Fedify does not count these responses as circuit failures:

  • HTTP 429 responses; the Retry-After header is respected when present
  • HTTP 4xx responses that are not configured as permanent delivery failures
  • configured permanent delivery failures, such as 404 or 410 by default

Any reachable HTTP 4xx response clears the consecutive failure history for that host because it proves the remote server can be reached.

Custom failure policy

You can replace the numeric threshold/window policy with a callback. The callback receives the full consecutive failure timestamp list for the remote host and returns whether the circuit should open:

typescript
const federation = createFederation<void>({
  kv,
  queue,
  circuitBreaker: {
    failure(timestamps) {
      return timestamps.length >= 10;
    },
  },
});

The callback form is mutually exclusive with failureThreshold and failureWindow.

Held activity expiry

Activities held by an open circuit are requeued until the remote host recovers or the held activity exceeds heldActivityTtl, which defaults to seven days.
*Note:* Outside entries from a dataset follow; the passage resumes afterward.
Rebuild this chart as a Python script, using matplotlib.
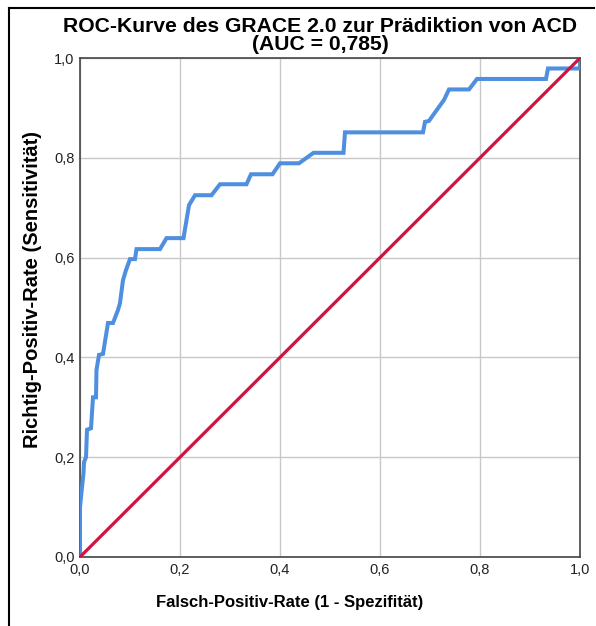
import matplotlib
matplotlib.use("Agg")
import matplotlib.pyplot as plt
from matplotlib.lines import Line2D

plt.rcParams['font.family'] = ['Liberation Sans', 'DejaVu Sans']

# ROC curve points (1 - specificity, sensitivity)
fpr = [0.0, 0.0, 0.003, 0.007, 0.008, 0.012, 0.014, 0.022, 0.026, 0.032,
       0.033, 0.038, 0.046, 0.056, 0.066, 0.076, 0.080, 0.086, 0.092, 0.100,
       0.110, 0.113, 0.160, 0.173, 0.207, 0.218, 0.230, 0.263, 0.280, 0.333,
       0.342, 0.385, 0.400, 0.438, 0.467, 0.527, 0.530, 0.686, 0.690, 0.698,
       0.728, 0.738, 0.778, 0.794, 0.932, 0.936, 1.0, 1.0]
tpr = [0.0, 0.10, 0.13, 0.168, 0.19, 0.20, 0.255, 0.258, 0.32, 0.32,
       0.375, 0.405, 0.407, 0.469, 0.469, 0.495, 0.509, 0.555, 0.575, 0.597,
       0.597, 0.617, 0.617, 0.639, 0.639, 0.705, 0.725, 0.725, 0.747, 0.747,
       0.767, 0.767, 0.789, 0.789, 0.810, 0.810, 0.851, 0.851, 0.872, 0.874,
       0.916, 0.937, 0.937, 0.958, 0.958, 0.979, 0.979, 1.0]

ref_line = [0.0, 1.0]
ticks = [0.0, 0.2, 0.4, 0.6, 0.8, 1.0]
tick_labels = ["0,0", "0,2", "0,4", "0,6", "0,8", "1,0"]

title_line1 = "ROC-Kurve des GRACE 2.0 zur Prädiktion von ACD"
title_line2 = "(AUC = 0,785)"
xlabel = "Falsch-Positiv-Rate (1 - Spezifität)"
ylabel = "Richtig-Positiv-Rate (Sensitivität)"

W, H = 596, 626
fig = plt.figure(figsize=(W / 100, H / 100), dpi=100)
ax = fig.add_axes([80 / W, 1 - 557 / H, 500 / W, 499 / H])

ax.set_xlim(0, 1)
ax.set_ylim(0, 1)
ax.grid(True, color="#c8c8c8", linewidth=1.0)
ax.set_axisbelow(True)

ax.plot(fpr, tpr, color="#4f8fe0", linewidth=2.9, solid_joinstyle="miter", zorder=3)
ax.plot(ref_line, ref_line, color="#d2123f", linewidth=2.3, zorder=4)

ax.set_xticks(ticks)
ax.set_yticks(ticks)
ax.set_xticklabels(tick_labels, fontsize=10.5, color="#222222")
ax.set_yticklabels(tick_labels, fontsize=10.5, color="#222222")
ax.tick_params(length=0, pad=4)
for s in ax.spines.values():
    s.set_color("#444444")
    s.set_linewidth(1.2)

fig.text(320 / W, 1 - 27 / H, title_line1, ha="center", va="center",
         fontsize=15.2, fontweight="bold")
fig.text(320 / W, 1 - 45 / H, title_line2, ha="center", va="center",
         fontsize=15.2, fontweight="bold")
fig.text(290 / W, 1 - 602 / H, xlabel, ha="center", va="center",
         fontsize=12, fontweight="bold")
fig.text(33 / W, 1 - 290 / H, ylabel, ha="center", va="center",
         fontsize=14.5, fontweight="bold", rotation=90)

# outer frame (left and top edges)
fig.add_artist(Line2D([9 / W, 9 / W], [0, 1 - 8 / H], transform=fig.transFigure,
                      color="black", linewidth=1.5))
fig.add_artist(Line2D([9 / W, 594 / W], [1 - 8 / H, 1 - 8 / H], transform=fig.transFigure,
                      color="black", linewidth=1.5))

fig.savefig("out.png", dpi=100)
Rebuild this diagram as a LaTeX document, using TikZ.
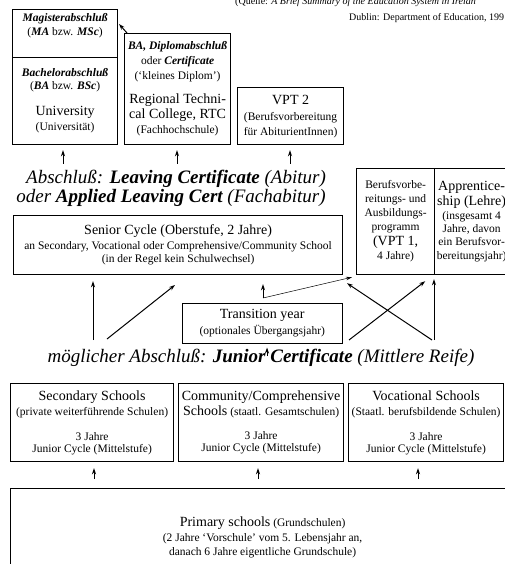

When a held activity expires, Fedify drops it, records it as an abandoned outbox activity, calls circuitBreaker.onActivityDrop when configured, and calls the outbox permanent failure handler with reason: "circuit-breaker-ttl".

typescript
const federation = createFederation<void>({
  kv,
  queue,
  circuitBreaker: {
    onActivityDrop(remoteHost, details) {
      console.warn("Dropped held activity", {
        remoteHost,
        inbox: details.inbox.href,
        activityId: details.activityId,
        heldSince: details.heldSince.toString(),
      });
    },
  },
});

federation.setOutboxPermanentFailureHandler((_ctx, failure) => {
  if (failure.reason === "circuit-breaker-ttl") {
    // The remote host did not recover before the held activity expired.
    return;
  }

  // Existing HTTP permanent-failure handling, such as 404 or 410 cleanup.
});

Storage and concurrency

Circuit state is stored in the configured KvStore under the ["_fedify", "circuit", remoteHost] key prefix by default. The stored value has this shape:

typescript
{
  state: "closed" | "open" | "half-open",
  failures: string[],
  opened?: string,
}

For multi-worker deployments, use a KvStore implementation that supports cas() so competing workers do not overwrite each other's state transitions. Fedify still works without CAS, but it logs a warning because concurrent workers can race when opening or closing the same host's circuit.

Observability

State changes are emitted through the onStateChange callback and through OpenTelemetry:

  • activitypub.circuit_breaker.state_change counter with activitypub.remote.host and activitypub.circuit_breaker.state
  • activitypub.circuit_breaker.state_change span event on the queued outbox worker span with the previous and new state
  • activitypub.circuit_breaker.held span event on the queued outbox worker span when an open circuit holds a delivery

The circuit breaker deliberately records only the remote host, not full inbox URLs, actor IDs, or activity IDs, to keep metric cardinality bounded. For the full metric and span attribute lists, see the OpenTelemetry manual.